I finished a little Christmas cardigan twice recently. First I finished all the knitting, and then left it in the presents drawer for about six months.
I've never had a sweater that was put together this way, although it does make sense. You knit each of the pieces separately until you get to the collar, and then you join them together and knit the collar, so that the collar doesn't have any seams.
Anyway, I finished the knitting and enjoyed finishing it. This, to me, is the perfect size for a fiddly cabled sweater: tiny, so you are still enjoying it by the time you're done. And then, when I got out the pieces and sewed them together and put on buttons, it was like I was finishing it all over again.
Title: Baby Grandpa Sweater
Materials: almost all of 440 yards of Cascade 220 Superwash worsted, in 1946 silver gray
Finished: Dec 2014
I fiddled with the number of stitches so that I could use worsted weight yarn instead of the DK called for, and changed the neckline to be a crewneck instead of a V-neck. I also knit the button bands as part of the sweater fronts instead of knitting them separately and sewing them on. By the time I made all these changes, the main thing that was still the same was the stitch pattern, which I rather liked.
I also finished another sweater recently, but that one has a rather more tragic past.
I had knit the body, and one sleeve, and was working on the final sleeve when we went on a trip. I was particularly proud of this sweater, because it was made entirely of leftovers from another sweater. (This sweater is for Munchkin, and the original sweater was for my brother, who is over six feet tall.) Most of the time leftover sweaters are a never-ending cycle wherein one has yarn leftover, and so one buys another ball or two to make something with it, but then there's leftovers from that, so you buy more yarn ... But this one was going to work out perfectly, I was sure.

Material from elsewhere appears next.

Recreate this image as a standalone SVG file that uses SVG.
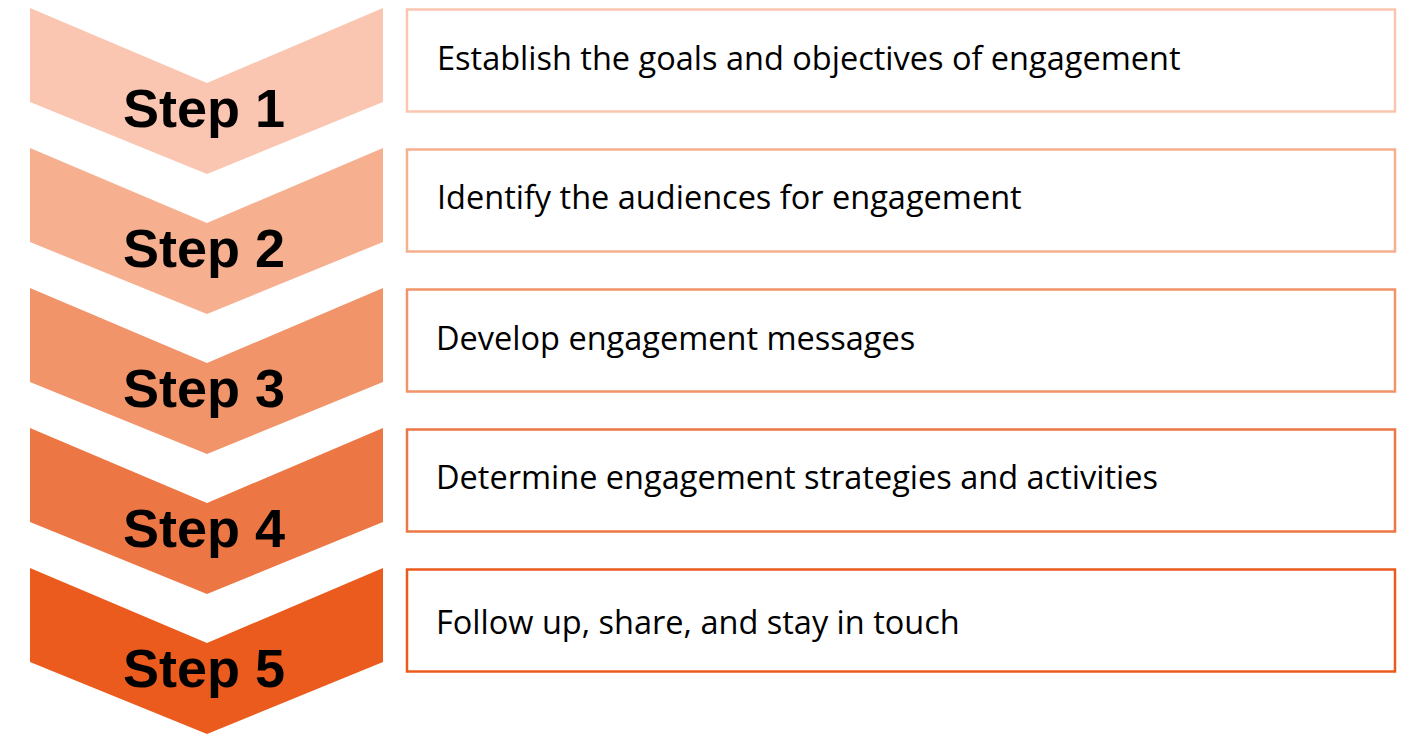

And it did. Right up to the point where I left one of the sleeves in the hotel room.
Unfortunately I didn't discover this until several days later, and when I called the hotel, the clerk was unable to find it. Also, a small dark sleeve is a bad thing to lose and a worse thing to ask a non-knitter to try to find. Very difficult to describe, sleeves.
After a suitable period of mourning, I looked online for more yarn, but was unable to find the color I needed, so I ordered via sister express. My mother bought a skein from the original store, and after a while my sister Molly happened to be home for a visit and got the yarn from my mom and then came up at the tail end of a business trip for her and her husband's business, Youth Digital. (Check them out! They're pretty awesome, in my totally unbiased opinion.)
And then, finally, the sleeve was knit again, and I sewed the pieces together. There's always a bit of a lag when you're knitting the final sleeve. However much you liked the pattern to start with, it's gotten a bit stale by the time you're knitting the last sleeve, and when the last sleeve is actually the third sleeve, it's gone past stale and right to dusty and unappetizing.
But it's finished now, and a very cute little sweater it is too.
Title: Candlestick, size 4 years
Design: Hilary Smith Callis
Materials: Berroco Vintage. I have lost the labels, so I can't identify the color beyond heather gray and navy.
Finished: November 2014
I followed the directions exactly except that I did 2x2 ribbing instead of knitted hems for the cuffs and neckline. Also I did 2 row stripes for the sleeve instead of the larger stripes in the pattern. I loved this pattern - it's such a great, classic sweater!
There would be a picture of Munchkin modeling it, but it's for Christmas, so you'll have to wait!